Requirements — Compile every line that includes the word "chart".

Source excerpt —
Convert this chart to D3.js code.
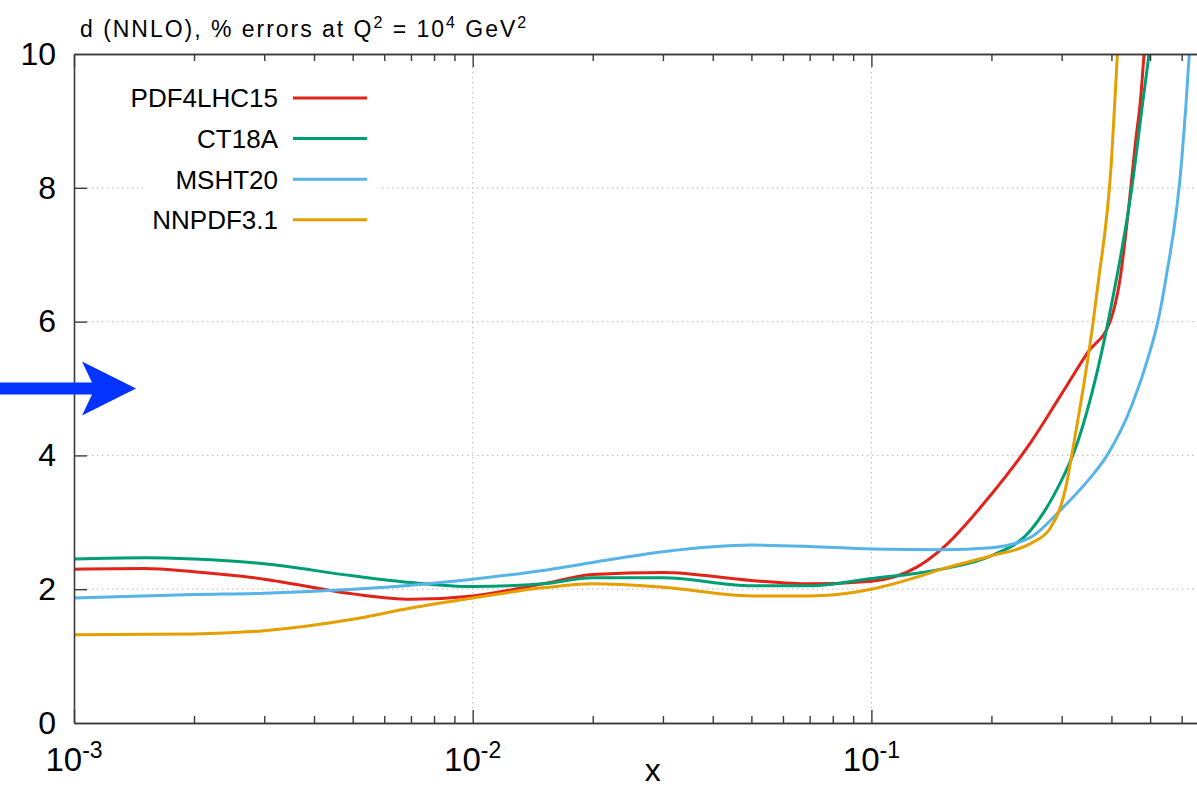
<!DOCTYPE html>
<html>
<head>
<meta charset="utf-8">
<script src="https://cdn.jsdelivr.net/npm/d3@7"></script>
<style>
  html, body { margin: 0; padding: 0; background: #fff; overflow: hidden; }
  svg { display: block; font-family: "Liberation Sans", Arial, Helvetica, sans-serif; }
</style>
</head>
<body>
<svg id="chart" width="1197" height="788"></svg>
<script>
// Percentage uncertainty of the d-quark PDF (NNLO) at Q^2 = 10^4 GeV^2
const seriesNames = ["PDF4LHC15", "CT18A", "MSHT20", "NNPDF3.1"];
const seriesColors = ["#e2231a", "#009e73", "#56b4e9", "#e69f00"];

const xPDF4LHC15 = [0.001, 0.0015, 0.002, 0.003, 0.005, 0.007, 0.01, 0.015, 0.02, 0.03, 0.05, 0.07, 0.1, 0.13, 0.15, 0.2, 0.25, 0.3, 0.35, 0.397, 0.42, 0.44, 0.46, 0.473, 0.483, 0.5];
const yPDF4LHC15 = [2.30, 2.31, 2.26, 2.15, 1.93, 1.85, 1.90, 2.08, 2.22, 2.25, 2.13, 2.08, 2.12, 2.33, 2.60, 3.42, 4.18, 4.92, 5.55, 6.00, 6.62, 7.60, 8.70, 9.31, 10.0, 11.0];

const xCT18A = [0.001, 0.0015, 0.002, 0.003, 0.005, 0.007, 0.01, 0.015, 0.02, 0.03, 0.05, 0.07, 0.1, 0.13, 0.15, 0.2, 0.25, 0.3, 0.32, 0.37, 0.4, 0.45, 0.48, 0.497, 0.52];
const yCT18A = [2.45, 2.47, 2.45, 2.38, 2.20, 2.10, 2.04, 2.08, 2.17, 2.17, 2.05, 2.05, 2.16, 2.24, 2.30, 2.50, 2.87, 3.63, 4.00, 5.30, 6.25, 8.00, 9.31, 10.0, 11.0];

const xMSHT20 = [0.001, 0.002, 0.003, 0.005, 0.007, 0.01, 0.015, 0.02, 0.03, 0.05, 0.07, 0.1, 0.15, 0.2, 0.25, 0.3, 0.35, 0.39, 0.45, 0.5, 0.523, 0.547, 0.6, 0.627, 0.65];
const yMSHT20 = [1.87, 1.92, 1.94, 2.00, 2.06, 2.15, 2.28, 2.40, 2.56, 2.66, 2.64, 2.60, 2.59, 2.62, 2.77, 3.20, 3.63, 4.00, 4.75, 5.56, 6.00, 6.62, 8.40, 10.0, 11.8];

const xNNPDF31 = [0.001, 0.002, 0.003, 0.005, 0.007, 0.01, 0.015, 0.02, 0.03, 0.05, 0.07, 0.1, 0.13, 0.15, 0.2, 0.25, 0.28, 0.31, 0.318, 0.36, 0.37, 0.4, 0.414, 0.43];
const yNNPDF31 = [1.32, 1.33, 1.38, 1.55, 1.72, 1.87, 2.02, 2.08, 2.03, 1.90, 1.90, 2.00, 2.18, 2.30, 2.50, 2.68, 2.90, 3.63, 4.00, 6.00, 6.55, 8.40, 10.0, 11.8];

const seriesX = [xPDF4LHC15, xCT18A, xMSHT20, xNNPDF31];
const seriesY = [yPDF4LHC15, yCT18A, yMSHT20, yNNPDF31];

const yTicks = [0, 2, 4, 6, 8, 10];
const xMajorExps = [-3, -2, -1];
const yGrid = [2, 4, 6, 8];
const xGrid = [0.01, 0.1];

(function draw() {
  // ---- layout ----
  const plotLeft = 74, plotTop = 54, plotBottom = 723;
  const decade = 398.7;
  const xMax = 0.7;

  const svg = d3.select("#chart");

  const x = d3.scaleLog()
    .domain([1e-3, xMax])
    .range([plotLeft, plotLeft + decade * Math.log10(xMax / 1e-3)]);
  const y = d3.scaleLinear().domain([0, 10]).range([plotBottom, plotTop]);
  const plotRight = x(xMax);

  // minor tick values (2..9 in each decade)
  const minorTicks = [];
  for (let e = -3; e <= -1; e++) {
    for (let m = 2; m <= 9; m++) {
      const v = m * Math.pow(10, e);
      if (v <= xMax) minorTicks.push(v);
    }
  }
  const majorTicks = xMajorExps.map(e => Math.pow(10, e));

  const axisColor = "#3a3a3a";
  const gridColor = "#c4c4c4";

  // ---- grid ----
  const grid = svg.append("g").attr("class", "grid");
  grid.selectAll("line.gy").data(yGrid).join("line")
    .attr("class", "gy")
    .attr("x1", plotLeft + 13).attr("x2", plotRight)
    .attr("y1", d => y(d)).attr("y2", d => y(d))
    .attr("stroke", gridColor).attr("stroke-width", 1.2)
    .attr("stroke-dasharray", "1.5,3.5");
  grid.selectAll("line.gx").data(xGrid).join("line")
    .attr("class", "gx")
    .attr("x1", d => x(d)).attr("x2", d => x(d))
    .attr("y1", plotTop + 13).attr("y2", plotBottom - 13)
    .attr("stroke", gridColor).attr("stroke-width", 1.2)
    .attr("stroke-dasharray", "1.5,3.5");

  // ---- key background (opaque) ----
  const keyX = 278, keyLineX1 = 293, keyLineX2 = 367, keyY0 = 98, keyDy = 40.6;
  svg.append("rect")
    .attr("x", 143).attr("y", keyY0 - 22)
    .attr("width", keyLineX2 + 13 - 143).attr("height", keyDy * 3 + 44)
    .attr("fill", "#fff");

  // ---- curves ----
  svg.append("clipPath").attr("id", "plotClip")
    .append("rect").attr("x", plotLeft).attr("y", plotTop)
    .attr("width", plotRight - plotLeft).attr("height", plotBottom - plotTop);

  const line = d3.line()
    .x(d => x(d[0]))
    .y(d => y(d[1]))
    .curve(d3.curveMonotoneX);

  const curves = svg.append("g").attr("clip-path", "url(#plotClip)");
  seriesNames.forEach((name, i) => {
    const pts = seriesX[i].map((xv, j) => [xv, seriesY[i][j]]);
    curves.append("path")
      .datum(pts)
      .attr("d", line)
      .attr("fill", "none")
      .attr("stroke", seriesColors[i])
      .attr("stroke-width", 3)
      .attr("stroke-linejoin", "round")
      .attr("stroke-linecap", "round");
  });

  // ---- axes ----
  function styleAxis(g) {
    g.selectAll("path.domain").attr("stroke", axisColor).attr("stroke-width", 1.6);
    g.selectAll(".tick line").attr("stroke", axisColor).attr("stroke-width", 1.4);
  }

  // bottom: major + minor ticks, labels drawn separately
  svg.append("g").attr("transform", `translate(0,${plotBottom})`)
    .call(d3.axisBottom(x).tickValues(majorTicks).tickSizeInner(-13).tickSizeOuter(0).tickFormat(""))
    .call(styleAxis);
  svg.append("g").attr("transform", `translate(0,${plotBottom})`)
    .call(d3.axisBottom(x).tickValues(minorTicks).tickSizeInner(-7).tickSizeOuter(0).tickFormat(""))
    .call(styleAxis);
  // top mirror
  svg.append("g").attr("transform", `translate(0,${plotTop})`)
    .call(d3.axisTop(x).tickValues(majorTicks).tickSizeInner(-13).tickSizeOuter(0).tickFormat(""))
    .call(styleAxis);
  svg.append("g").attr("transform", `translate(0,${plotTop})`)
    .call(d3.axisTop(x).tickValues(minorTicks).tickSizeInner(-7).tickSizeOuter(0).tickFormat(""))
    .call(styleAxis);

  // left axis
  const yAxisG = svg.append("g").attr("transform", `translate(${plotLeft},0)`)
    .call(d3.axisLeft(y).tickValues(yTicks).tickSizeInner(-13).tickSizeOuter(0).tickPadding(18).tickFormat(d3.format("d")))
    .call(styleAxis);
  yAxisG.selectAll(".tick text")
    .attr("font-size", 32).attr("fill", "#000")
    .attr("font-family", "'Liberation Sans', Arial, sans-serif");
  yAxisG.selectAll(".tick").filter(d => d === 0 || d === 10).select("line").remove();

  // x tick labels 10^n
  const xLab = svg.append("g");
  xMajorExps.forEach(e => {
    const t = xLab.append("text")
      .attr("x", x(Math.pow(10, e)))
      .attr("y", plotBottom + 48)
      .attr("text-anchor", "middle")
      .attr("font-size", 33)
      .attr("fill", "#000");
    t.append("tspan").text("10");
    t.append("tspan").attr("dy", -13).attr("font-size", 23).text(String(e));
  });

  // axis title
  svg.append("text")
    .attr("x", x(0.0283)).attr("y", 781)
    .attr("text-anchor", "middle")
    .attr("font-size", 32).attr("fill", "#000")
    .text("x");

  // chart title (spaced out to its full width)
  const title = svg.append("text")
    .attr("x", 80).attr("y", 37)
    .attr("font-size", 23).attr("fill", "#000");
  title.append("tspan").text("d (NNLO), % errors at Q");
  title.append("tspan").attr("dy", -9).attr("font-size", 16).text("2");
  title.append("tspan").attr("dy", 9).text(" = 10");
  title.append("tspan").attr("dy", -9).attr("font-size", 16).text("4");
  title.append("tspan").attr("dy", 9).text(" GeV");
  title.append("tspan").attr("dy", -9).attr("font-size", 16).text("2");
  const titleWidth = 448;
  const natural = title.node().getComputedTextLength();
  const nChars = title.text().length;
  if (natural < titleWidth) {
    title.attr("letter-spacing", ((titleWidth - natural) / nChars).toFixed(2) + "px");
  }

  // ---- key ----
  const key = svg.append("g");
  seriesNames.forEach((name, i) => {
    const ky = keyY0 + i * keyDy;
    key.append("text")
      .attr("x", keyX).attr("y", ky)
      .attr("dy", "0.36em")
      .attr("text-anchor", "end")
      .attr("font-size", 26).attr("fill", "#000")
      .text(name);
    key.append("line")
      .attr("x1", keyLineX1).attr("x2", keyLineX2)
      .attr("y1", ky).attr("y2", ky)
      .attr("stroke", seriesColors[i]).attr("stroke-width", 3);
  });

  // ---- pointer arrow at the 5% level ----
  const ay = y(5);
  const arrowPath = d3.path();
  arrowPath.moveTo(0, ay - 6);
  arrowPath.lineTo(92, ay - 6);
  arrowPath.lineTo(82, ay - 27);
  arrowPath.lineTo(136, ay);
  arrowPath.lineTo(82, ay + 27);
  arrowPath.lineTo(92, ay + 6);
  arrowPath.lineTo(0, ay + 6);
  arrowPath.closePath();
  svg.append("path").attr("d", arrowPath.toString()).attr("fill", "#0433ff");
})();
</script>
</body>
</html>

Response below —
Convert this chart to D3.js code.
<svg id="chart" width="1197" height="788"></svg>
  const svg = d3.select("#chart");
  // chart title (spaced out to its full width)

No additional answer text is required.